Endless cycle of retribution

10/24/2001

Prospects for true and lasting peace in the Middle East will remain forever elusive as long as the antagonists perpetuate their mutual game of retaliation.

Israel's tourism minister and an acknowledged hawk, Rehavam Zeevi, was assassinated, in a quid pro quo action, in a hotel corridor just as he was about to quit the Sharon government. He thought it wasn't being tough enough with Palestinians.

The ostensible aim of the Zeevi murder was payback for Israel's murder of Abu Ali Mustafa in August. He was a big man in the radical Popular Front for the Liberation of Palestine, the people who initiated the plane hijackings decades ago. It took credit for Mr. Zeevi's death. Israel, for its part, has been targeting Palestinian leaders for death for decades, stalking them even in other countries.

And back and forth it goes. The Palestinians had to brace for the Israeli response, which appears now to include as endgame the undermining of the legitimacy of the PLO and its ill and aging leader Yasser Arafat. Hard to accomplish when altar boys are being shot outside churches.

And who and what will they get in its place? As Israeli foreign minister Shimon Peres pointed out, the alternatives are no Palestinian leadership or leaders from the militant groups beholden to Iran.

The murder of key officials on both sides raises the violence ante in the cycle of endless revenge and retribution that has plagued the Middle East for decades.

Political assassination is always ugly, though many governments, including ours, have sanctioned it from time to time - think Chile circa 1970 and Salvador Allende. Think of the likely fate of Osama bin Laden, “wanted dead or alive” now, a target few Americans would protest.

As a result of PLFP bragging, the PLO has rounded up several of its leaders in connection with the Zeevi incident. That has angered rank-and-file Palestinians, sick of what they see as Israeli oppression. They rejoice in the payback and resent their leader's participation in punishing the PFLP.

The Zeevi murder has destabilized the tentative truce between Israel and the PLO, this one arrived at under pressure from the United States and Britain as a means to soften Arab and Muslim resentments worldwide vis- -vis the Middle East. It has also destabilized Mr. Arafat's and the PLO's tenuous grip over Palestinians in the West Bank and Gaza and shown Israelis that killing select targets doesn't guarantee security. Even Israeli Prime Minister Ariel Sharon's coalition government is getting shaky.

Everyone needs closure, not breakdown. But whenever it begins to take shape in the Middle East, forces on both sides wanting to keep murderous mischief going stir the pot. To what end? There will be no “final solutions” for either side.

To continue moving toward peace despite violence requires a discipline and a sense of purpose players on both sides have missed.

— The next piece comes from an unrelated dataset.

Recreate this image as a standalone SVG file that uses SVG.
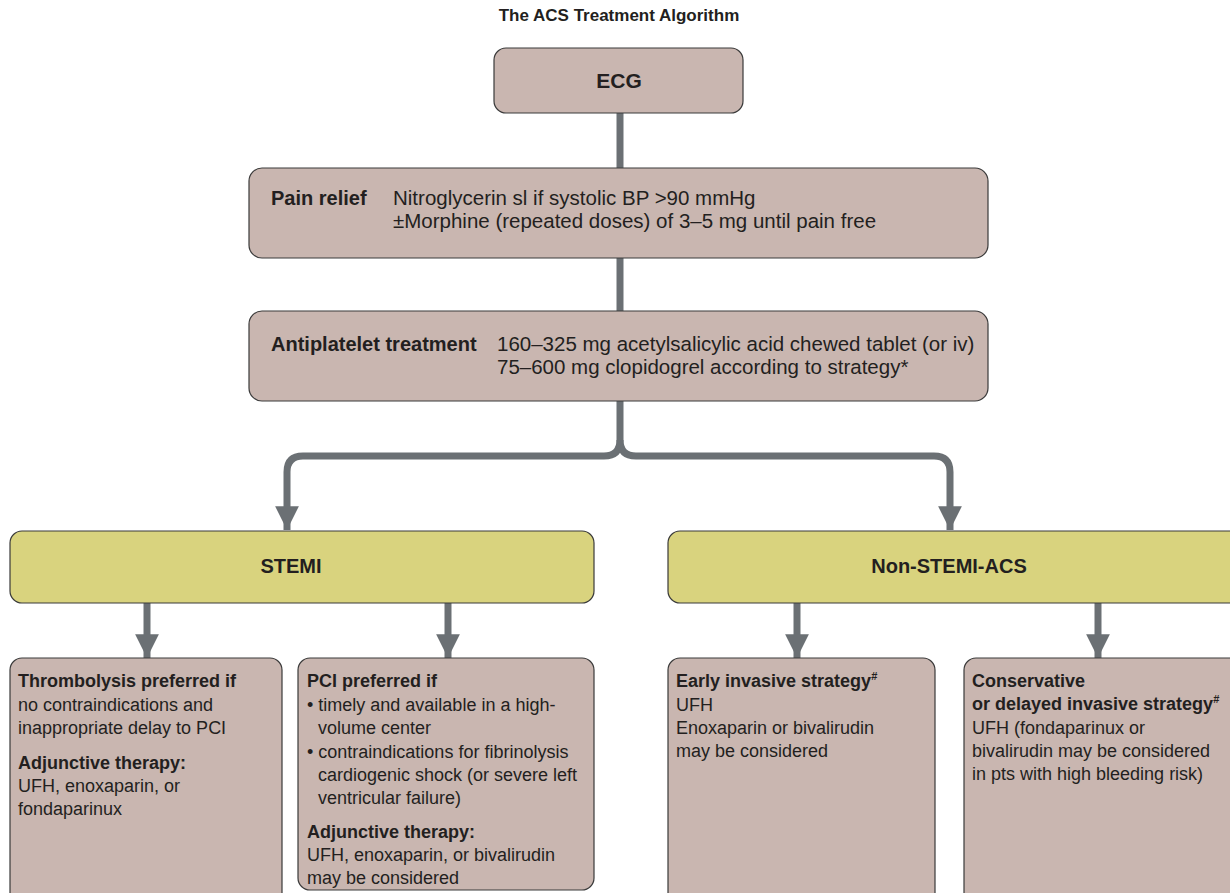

One would think men of reason and resolve would cease to be charmed by the witless cycle of murder and revenge that led to the targeting of the 75-year-old Mr. Zeevi, and an array of Palestinians.

How many more must die before the obvious seeps in, that after more than 50 years killing is a failed policy? It's time to set appetites for blood and gore aside, to will to build rather than destroy. All it takes is commitment. So far all we see is revenge.